Dalam konteks ekonomi Islam, institusi seperti:
*Zakah dan Wakaf
*Hisbah (Pengawasan Pasar)
Bukan sekadar mekanisme ekonomi pasif, melainkan instrumen politik dan sosial yang secara aktif bertujuan mewujudkan falāh (kesejahteraan sosial) dan keadilan distributif.
Institusi inilah yang membedakan ekonomi syariah dari pandangan neoklasik yang mengkultuskan pasar bebas.
Tiga Dimensi Kritik terhadap Mainstreamisasi
Kritik utama terhadap arus utama ekonomi modern dapat dirangkum melalui tiga dimensi utama yang saling terkait:
1. Epistemologis: Reduksi realitas ekonomi hanya menjadi fenomena kuantitatif, mengabaikan unsur moralitas, spiritualitas, dan tujuan hidup manusia.
2. Institusional: Dominasi paradigma neoliberal dalam lembaga keuangan global yang secara struktural mengakibatkan marginalisasi prinsip keadilan sosial yang diajarkan Islam.
3. Metodologis: Ketergantungan berlebihan pada model matematis dan abstraksi yang mengabaikan konteks sosial-politik dan historis masyarakat Muslim yang sangat beragam.
Ekonomi syariah berupaya mengoreksi bias-bias ini dengan menempatkan prinsip Tawhid sebagai dasar epistemik utama.
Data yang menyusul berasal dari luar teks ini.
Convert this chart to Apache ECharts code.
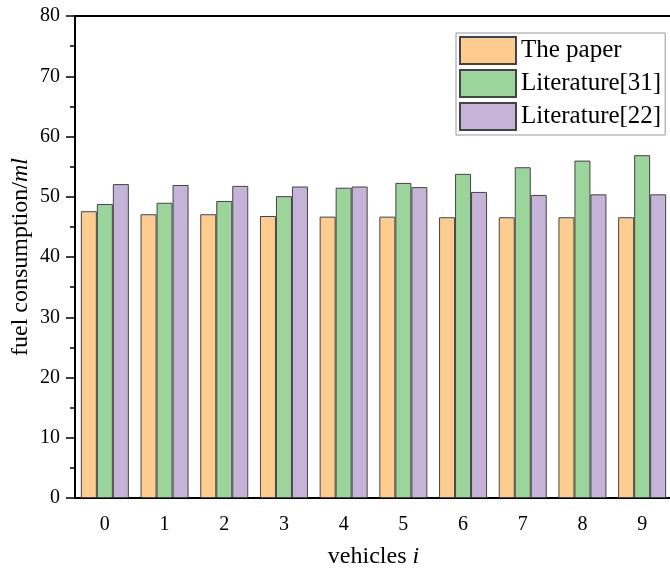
<!DOCTYPE html>
<html>
<head>
<meta charset="utf-8">
<script src="https://cdn.jsdelivr.net/npm/echarts@6/dist/echarts.min.js"></script>
<style>html,body{margin:0;padding:0;background:#fff}#c{width:670px;height:574px}</style>
</head>
<body>
<div id="c"></div>
<script>
var categories = ['0','1','2','3','4','5','6','7','8','9'];
var seriesNames = ['The paper','Literature[31]','Literature[22]'];
var paperVals = [47.6, 47.1, 47.1, 46.8, 46.7, 46.7, 46.6, 46.6, 46.6, 46.6];
var lit31Vals = [48.8, 49.0, 49.3, 50.1, 51.5, 52.3, 53.8, 54.9, 56.0, 56.9];
var lit22Vals = [52.1, 51.95, 51.8, 51.7, 51.7, 51.6, 50.8, 50.3, 50.4, 50.4];
var colors = ['#FFCC90', '#9BD59B', '#C5B3D8'];
var FONT = "'Liberation Serif','Times New Roman',serif";

var chart = echarts.init(document.getElementById('c'), null, {renderer:'canvas'});
function bar(name, data, color) {
  return {
    name: name, type: 'bar', data: data, xAxisIndex: 0,
    barWidth: 16, barGap: '0%',
    itemStyle: {color: color, borderColor: '#444', borderWidth: 1}
  };
}
chart.setOption({
  animation: false,
  textStyle: {fontFamily: FONT},
  grid: {left: 75, top: 16, width: 597, bottom: 76, containLabel: false, outerBoundsMode: 'none',
         show: true, borderColor: '#000', borderWidth: 2, backgroundColor: 'transparent'},
  legend: {
    orient: 'vertical', left: 456, top: 33,
    icon: 'rect',
    itemWidth: 56, itemHeight: 27, itemGap: 4,
    padding: [3, 4, 4, 3],
    borderColor: '#999', borderWidth: 1,
    textStyle: {fontFamily: FONT, fontSize: 25, color: '#000', padding: [0,0,0,0]},
    data: seriesNames
  },
  xAxis: [{
    type: 'category', data: categories,
    axisLine: {lineStyle: {color: '#000', width: 2}},
    axisTick: {alignWithLabel: true, length: 9, lineStyle: {width: 1.5, color: '#000'}},
    axisLabel: {color: '#000', fontSize: 20, fontFamily: FONT, margin: 17},
    name: '{n|vehicles }{i|i}', nameLocation: 'middle', nameGap: 47, nameMoveOverlap: false,
    nameTextStyle: {rich: {
      n: {fontFamily: FONT, fontSize: 24, color: '#000'},
      i: {fontFamily: FONT, fontSize: 24, fontStyle: 'italic', color: '#000'}
    }}
  }, {
    type: 'category', data: categories, position: 'bottom',
    axisLine: {show: false},
    axisTick: {length: 4, lineStyle: {width: 1.5, color: '#000'}},
    axisLabel: {show: false}
  }],
  yAxis: {
    type: 'value', min: 0, max: 80, interval: 10,
    axisLine: {show: true, lineStyle: {color: '#000', width: 2}},
    axisTick: {show: true, length: 9, lineStyle: {width: 1.5, color: '#000'}},
    minorTick: {show: true, splitNumber: 2, length: 5, lineStyle: {width: 1.5, color: '#000'}},
    splitLine: {show: false},
    axisLabel: {color: '#000', fontSize: 20, fontFamily: FONT, margin: 15},
    name: '{n|fuel consumption/}{i|ml}', nameLocation: 'middle', nameGap: 42, nameRotate: 90,
    nameMoveOverlap: false,
    nameTextStyle: {rich: {
      n: {fontFamily: FONT, fontSize: 24, color: '#000'},
      i: {fontFamily: FONT, fontSize: 24, fontStyle: 'italic', color: '#000'}
    }}
  },
  series: [
    bar(seriesNames[0], paperVals, colors[0]),
    bar(seriesNames[1], lit31Vals, colors[1]),
    bar(seriesNames[2], lit22Vals, colors[2])
  ]
});
</script>
</body>
</html>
Ini memastikan bahwa kegiatan ekonomi selalu terikat pada nilai moral dan keadilan sosial (adl).
Ekonomi Politik Syariah: Tata Kelola Berbasis Nilai
Pendekatan Ekonomi Politik Kelembagaan Syariah menekankan bahwa struktur ekonomi harus dibangun di atas institusi yang berorientasi etis, seperti:
*Baitul Mal: Sebagai sistem redistribusi kekayaan yang terstruktur.
*Wakaf Produktif: Sebagai lembaga investasi sosial dan pengembangan aset umat.
*Hisbah: Sebagai mekanisme pengawasan moralitas dan etika transaksi pasar.
Levent & Afacan (2025) pernah menegaskan bahwa kekuatan sejati ekonomi Islam bukan terletak pada sekadar meniru mekanisme pasar bebas, tetapi pada governance of morality, yakni, tata kelola yang didasarkan pada nilai (value-based governance).
Hal ini jelas berseberangan dengan paradigma kapitalistik yang secara fundamental memisahkan etika dari efisiensi ekonomi.
Jebakan Mainstreamisasi Internal dalam Ekonomi Syariah
Ironisnya, kritik terhadap mainstreamisasi ini juga harus diarahkan ke dalam tubuh ekonomi syariah kontemporer itu sendiri.
Banyak praktik ekonomi Islam saat ini justru terperangkap dalam meniru model konvensional, seperti adopsi instrumen yang menyerupai bunga terselubung dalam profit sharing atau replikasi struktur bank konvensional.
Kritik internal ini sangat penting: Ekonomi syariah tidak boleh hanya menjadi ekonomi tanpa bunga (sekadar penghilangan riba), tetapi harus secara total menjadi ekonomi berkeadilan (mewujudkan adl dan maslahah).
Jika tidak, ia hanya akan menjadi versi hibrida yang kehilangan substansi etisnya.
Kesimpulan
Ekonomi Politik Kelembagaan Syariah menawarkan kerangka yang menolak reduksi ekonomi menjadi sekadar kalkulasi pasar.
Paradigma ini menuntut rekonstruksi epistemologis yang mendalam, di mana seluruh aktivitas ekonomi diarahkan oleh nilai-nilai tawhid, adl, dan maslahah.
Dengan demikian, kritik terhadap mainstreamisasi bukan hanya latihan teoretis. Ini adalah agenda praksis untuk mengarahkan sistem ekonomi, baik di Indonesia maupun global, menuju kesejahteraan sosial dan keberlanjutan yang berlandaskan nilai-nilai ilahiah yang universal.